The structure of this alleged corruption—involving cartel arrangements and systematic control over contract awards—mirrors procurement fraud patterns documented in other Southeast Asian jurisdictions, raising questions about whether comparable schemes may exist elsewhere within Malaysia's vast government sector. The cartel dimension is particularly concerning, as it suggests collusion among multiple private parties to collectively manipulate access to public resources. Such arrangements can persist across years because the participating contractors, despite the burden of bribery, maintain mutual interest in sustaining the scheme rather than reporting it.

For Malaysian businesses operating legitimately in the government contracting space, the investigation's outcomes will carry significant implications. To the extent that corrupt arrangements had created unlevel playing fields, their dismantling should theoretically restore conditions where contract awards reflect genuine competitive merit. However, restoring confidence in procurement integrity will require visible accountability, including prosecutions and meaningful penalties that demonstrate costs exceed potential benefits of corrupt engagement.

The investigation also highlights the operational importance of MACC's forensic capabilities and inter-agency coordination. Unravelling multi-year schemes involving cash flows, intermediary networks, and distributed asset holdings demands sophisticated financial investigation techniques, which the commission has evidently deployed. As Malaysia positions itself as a regional financial hub and investment destination, the capacity to detect and prosecute complex corruption schemes remains essential for institutional credibility.

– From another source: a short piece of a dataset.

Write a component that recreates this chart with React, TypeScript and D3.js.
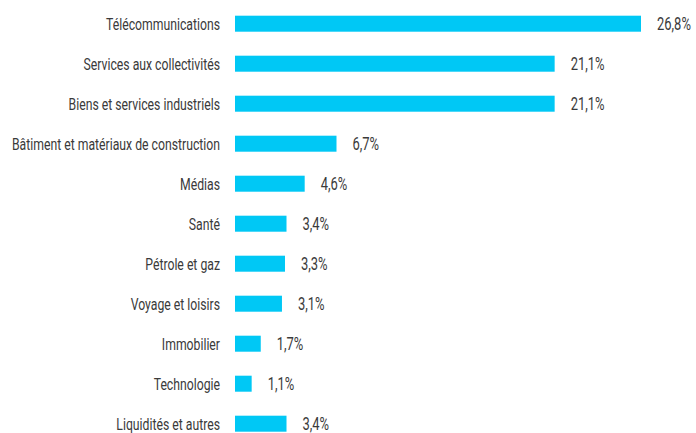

Looking ahead, the trajectory of this investigation will likely establish precedents for prosecuting organised procurement fraud. Whether these cases reach conviction and what sentencing outcomes emerge will send crucial signals about the enforcement environment. Public visibility of MACC's enforcement actions serves both deterrent and educational functions, alerting both government officials and private sector actors to the commission's investigative reach.